>> begin

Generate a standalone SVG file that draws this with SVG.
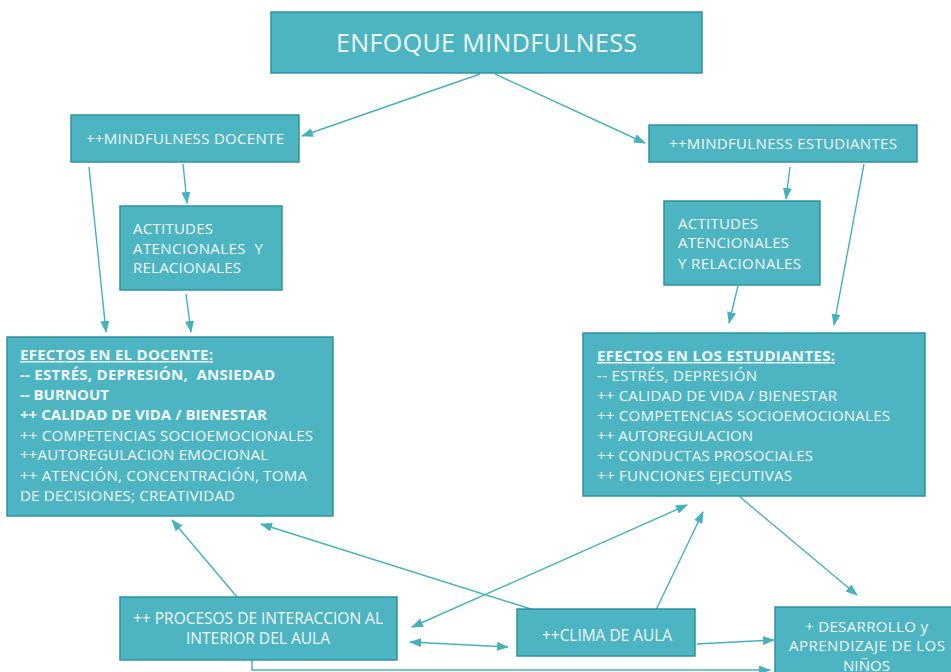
<svg xmlns="http://www.w3.org/2000/svg" width="951" height="672" viewBox="0 0 951 672">
<style>
.box{fill:#4db5c2;stroke:#2f93a0;stroke-width:1.5}
.t{font-family:"Open Sans","Liberation Sans",sans-serif;fill:#f2f7f8;font-size:15px}
.big{font-size:25px}
.cond{font-size:16px}
.b{font-weight:bold}
.con{stroke:#45b1bf;stroke-width:1.4;fill:none}
</style>
<defs>
<marker id="ah" markerUnits="userSpaceOnUse" markerWidth="12" markerHeight="10" refX="11" refY="4.5" orient="auto-start-reverse">
<path d="M0,0 L12,4.5 L0,9 z" fill="#45b1bf"/>
</marker>
</defs>
<rect width="951" height="672" fill="#ffffff"/>
<g id="connectors">
<line class="con" x1="480" y1="74" x2="302" y2="136" marker-end="url(#ah)"/>
<line class="con" x1="495" y1="74" x2="645" y2="143" marker-end="url(#ah)"/>
<line class="con" x1="183" y1="164" x2="187" y2="203" marker-end="url(#ah)"/>
<line class="con" x1="89" y1="167" x2="106" y2="332" marker-end="url(#ah)"/>
<line class="con" x1="790" y1="167" x2="786" y2="199" marker-end="url(#ah)"/>
<line class="con" x1="864" y1="164" x2="834" y2="325" marker-end="url(#ah)"/>
<line class="con" x1="186" y1="294" x2="191" y2="332" marker-end="url(#ah)"/>
<line class="con" x1="738" y1="286" x2="729" y2="323" marker-end="url(#ah)"/>
<line class="con" x1="237" y1="597" x2="172" y2="520" marker-end="url(#ah)"/>
<line class="con" x1="534" y1="610" x2="261" y2="524" marker-end="url(#ah)"/>
<line class="con" x1="412" y1="627" x2="687" y2="505" marker-start="url(#ah)" marker-end="url(#ah)"/>
<line class="con" x1="656" y1="610" x2="703" y2="512" marker-end="url(#ah)"/>
<line class="con" x1="410" y1="642" x2="508" y2="647" marker-start="url(#ah)" marker-end="url(#ah)"/>
<line class="con" x1="697" y1="644" x2="774" y2="640" marker-end="url(#ah)"/>
<line class="con" x1="740" y1="497" x2="857" y2="595" marker-end="url(#ah)"/>
<polyline class="con" points="252,660 252,670 770,670" marker-end="url(#ah)"/>
</g>
<g id="enfoque">
<rect class="box" x="271" y="12" width="431" height="61"/>
<text class="t big" x="336" y="52" textLength="301">ENFOQUE MINDFULNESS</text>
</g>
<g id="mindfulness-docente">
<rect class="box" x="71" y="115" width="228" height="47"/>
<text class="t" x="86" y="144" textLength="198">++MINDFULNESS DOCENTE</text>
</g>
<g id="mindfulness-estudiantes">
<rect class="box" x="649" y="125" width="268" height="37"/>
<text class="t" x="669" y="149" textLength="228">++MINDFULNESS ESTUDIANTES</text>
</g>
<g id="actitudes-docente">
<rect class="box" x="120" y="206" width="162" height="84"/>
<text class="t" x="133" y="234" textLength="80">ACTITUDES</text>
<text class="t" x="133" y="254" textLength="130" xml:space="preserve">ATENCIONALES  Y</text>
<text class="t" x="133" y="273" textLength="108">RELACIONALES</text>
</g>
<g id="actitudes-estudiantes">
<rect class="box" x="664" y="201" width="156" height="84"/>
<text class="t" x="678" y="229" textLength="80">ACTITUDES</text>
<text class="t" x="678" y="248" textLength="111">ATENCIONALES</text>
<text class="t" x="678" y="269" textLength="123">Y RELACIONALES</text>
</g>
<g id="efectos-docente">
<rect class="box" x="7" y="337" width="326" height="179"/>
<text class="t b" x="20" y="360" textLength="193" text-decoration="underline">EFECTOS EN EL DOCENTE:</text>
<text class="t b" x="20" y="380" textLength="255" xml:space="preserve">-- ESTRÉS, DEPRESIÓN,  ANSIEDAD</text>
<text class="t b" x="20" y="400" textLength="89">-- BURNOUT</text>
<text class="t b" x="20" y="420" textLength="247">++ CALIDAD DE VIDA / BIENESTAR</text>
<text class="t" x="20" y="441" textLength="293">++ COMPETENCIAS SOCIOEMOCIONALES</text>
<text class="t" x="20" y="460" textLength="248">++AUTOREGULACION EMOCIONAL</text>
<text class="t" x="20" y="481" textLength="287">++ ATENCIÓN, CONCENTRACIÓN, TOMA</text>
<text class="t" x="20" y="501" textLength="215">DE DECISIONES; CREATIVIDAD</text>
</g>
<g id="efectos-estudiantes">
<rect class="box" x="583" y="333" width="342" height="163"/>
<text class="t b" x="597" y="361" textLength="238" text-decoration="underline">EFECTOS EN LOS ESTUDIANTES:</text>
<text class="t" x="597" y="381" textLength="160">-- ESTRÉS, DEPRESIÓN</text>
<text class="t" x="597" y="401" textLength="240">++ CALIDAD DE VIDA / BIENESTAR</text>
<text class="t" x="597" y="421" textLength="293">++ COMPETENCIAS SOCIOEMOCIONALES</text>
<text class="t" x="597" y="441" textLength="156">++ AUTOREGULACION</text>
<text class="t" x="597" y="461" textLength="216">++ CONDUCTAS PROSOCIALES</text>
<text class="t" x="597" y="481" textLength="195">++ FUNCIONES EJECUTIVAS</text>
</g>
<g id="procesos">
<rect class="box" x="120" y="597" width="277" height="63"/>
<text class="t cond" x="133" y="624" textLength="250" lengthAdjust="spacingAndGlyphs">++ PROCESOS DE INTERACCION AL</text>
<text class="t cond" x="186" y="644" textLength="144" lengthAdjust="spacingAndGlyphs">INTERIOR DEL AULA</text>
</g>
<g id="clima">
<rect class="box" x="517" y="609" width="178" height="47"/>
<text class="t cond" x="542" y="641" textLength="130" lengthAdjust="spacingAndGlyphs">++CLIMA DE AULA</text>
</g>
<g id="desarrollo">
<rect class="box" x="775" y="607" width="180" height="70"/>
<text class="t" x="805" y="632" textLength="123">+ DESARROLLO y</text>
<text class="t" x="789" y="651" textLength="156">APRENDIZAJE DE LOS</text>
<text class="t" x="843" y="671" textLength="47">NIÑOS</text>
</g>
</svg>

>> end

### WHAT YOU HAVE TO DO
What is needed is an exact reproduction of the data, pictures excluded.

### SOLUTION TO THIS EXERCISE
Generate a standalone SVG file that draws this with SVG.
<svg xmlns="http://www.w3.org/2000/svg" width="951" height="672" viewBox="0 0 951 672">
<style>
.box{fill:#4db5c2;stroke:#2f93a0;stroke-width:1.5}
.t{font-family:"Open Sans","Liberation Sans",sans-serif;fill:#f2f7f8;font-size:15px}
.big{font-size:25px}
.cond{font-size:16px}
.b{font-weight:bold}
.con{stroke:#45b1bf;stroke-width:1.4;fill:none}
</style>
<defs>
<marker id="ah" markerUnits="userSpaceOnUse" markerWidth="12" markerHeight="10" refX="11" refY="4.5" orient="auto-start-reverse">
<path d="M0,0 L12,4.5 L0,9 z" fill="#45b1bf"/>
</marker>
</defs>
<rect width="951" height="672" fill="#ffffff"/>
<g id="connectors">
<line class="con" x1="480" y1="74" x2="302" y2="136" marker-end="url(#ah)"/>
<line class="con" x1="495" y1="74" x2="645" y2="143" marker-end="url(#ah)"/>
<line class="con" x1="183" y1="164" x2="187" y2="203" marker-end="url(#ah)"/>
<line class="con" x1="89" y1="167" x2="106" y2="332" marker-end="url(#ah)"/>
<line class="con" x1="790" y1="167" x2="786" y2="199" marker-end="url(#ah)"/>
<line class="con" x1="864" y1="164" x2="834" y2="325" marker-end="url(#ah)"/>
<line class="con" x1="186" y1="294" x2="191" y2="332" marker-end="url(#ah)"/>
<line class="con" x1="738" y1="286" x2="729" y2="323" marker-end="url(#ah)"/>
<line class="con" x1="237" y1="597" x2="172" y2="520" marker-end="url(#ah)"/>
<line class="con" x1="534" y1="610" x2="261" y2="524" marker-end="url(#ah)"/>
<line class="con" x1="412" y1="627" x2="687" y2="505" marker-start="url(#ah)" marker-end="url(#ah)"/>
<line class="con" x1="656" y1="610" x2="703" y2="512" marker-end="url(#ah)"/>
<line class="con" x1="410" y1="642" x2="508" y2="647" marker-start="url(#ah)" marker-end="url(#ah)"/>
<line class="con" x1="697" y1="644" x2="774" y2="640" marker-end="url(#ah)"/>
<line class="con" x1="740" y1="497" x2="857" y2="595" marker-end="url(#ah)"/>
<polyline class="con" points="252,660 252,670 770,670" marker-end="url(#ah)"/>
</g>
<g id="enfoque">
<rect class="box" x="271" y="12" width="431" height="61"/>
<text class="t big" x="336" y="52" textLength="301">ENFOQUE MINDFULNESS</text>
</g>
<g id="mindfulness-docente">
<rect class="box" x="71" y="115" width="228" height="47"/>
<text class="t" x="86" y="144" textLength="198">++MINDFULNESS DOCENTE</text>
</g>
<g id="mindfulness-estudiantes">
<rect class="box" x="649" y="125" width="268" height="37"/>
<text class="t" x="669" y="149" textLength="228">++MINDFULNESS ESTUDIANTES</text>
</g>
<g id="actitudes-docente">
<rect class="box" x="120" y="206" width="162" height="84"/>
<text class="t" x="133" y="234" textLength="80">ACTITUDES</text>
<text class="t" x="133" y="254" textLength="130" xml:space="preserve">ATENCIONALES  Y</text>
<text class="t" x="133" y="273" textLength="108">RELACIONALES</text>
</g>
<g id="actitudes-estudiantes">
<rect class="box" x="664" y="201" width="156" height="84"/>
<text class="t" x="678" y="229" textLength="80">ACTITUDES</text>
<text class="t" x="678" y="248" textLength="111">ATENCIONALES</text>
<text class="t" x="678" y="269" textLength="123">Y RELACIONALES</text>
</g>
<g id="efectos-docente">
<rect class="box" x="7" y="337" width="326" height="179"/>
<text class="t b" x="20" y="360" textLength="193" text-decoration="underline">EFECTOS EN EL DOCENTE:</text>
<text class="t b" x="20" y="380" textLength="255" xml:space="preserve">-- ESTRÉS, DEPRESIÓN,  ANSIEDAD</text>
<text class="t b" x="20" y="400" textLength="89">-- BURNOUT</text>
<text class="t b" x="20" y="420" textLength="247">++ CALIDAD DE VIDA / BIENESTAR</text>
<text class="t" x="20" y="441" textLength="293">++ COMPETENCIAS SOCIOEMOCIONALES</text>
<text class="t" x="20" y="460" textLength="248">++AUTOREGULACION EMOCIONAL</text>
<text class="t" x="20" y="481" textLength="287">++ ATENCIÓN, CONCENTRACIÓN, TOMA</text>
<text class="t" x="20" y="501" textLength="215">DE DECISIONES; CREATIVIDAD</text>
</g>
<g id="efectos-estudiantes">
<rect class="box" x="583" y="333" width="342" height="163"/>
<text class="t b" x="597" y="361" textLength="238" text-decoration="underline">EFECTOS EN LOS ESTUDIANTES:</text>
<text class="t" x="597" y="381" textLength="160">-- ESTRÉS, DEPRESIÓN</text>
<text class="t" x="597" y="401" textLength="240">++ CALIDAD DE VIDA / BIENESTAR</text>
<text class="t" x="597" y="421" textLength="293">++ COMPETENCIAS SOCIOEMOCIONALES</text>
<text class="t" x="597" y="441" textLength="156">++ AUTOREGULACION</text>
<text class="t" x="597" y="461" textLength="216">++ CONDUCTAS PROSOCIALES</text>
<text class="t" x="597" y="481" textLength="195">++ FUNCIONES EJECUTIVAS</text>
</g>
<g id="procesos">
<rect class="box" x="120" y="597" width="277" height="63"/>
<text class="t cond" x="133" y="624" textLength="250" lengthAdjust="spacingAndGlyphs">++ PROCESOS DE INTERACCION AL</text>
<text class="t cond" x="186" y="644" textLength="144" lengthAdjust="spacingAndGlyphs">INTERIOR DEL AULA</text>
</g>
<g id="clima">
<rect class="box" x="517" y="609" width="178" height="47"/>
<text class="t cond" x="542" y="641" textLength="130" lengthAdjust="spacingAndGlyphs">++CLIMA DE AULA</text>
</g>
<g id="desarrollo">
<rect class="box" x="775" y="607" width="180" height="70"/>
<text class="t" x="805" y="632" textLength="123">+ DESARROLLO y</text>
<text class="t" x="789" y="651" textLength="156">APRENDIZAJE DE LOS</text>
<text class="t" x="843" y="671" textLength="47">NIÑOS</text>
</g>
</svg>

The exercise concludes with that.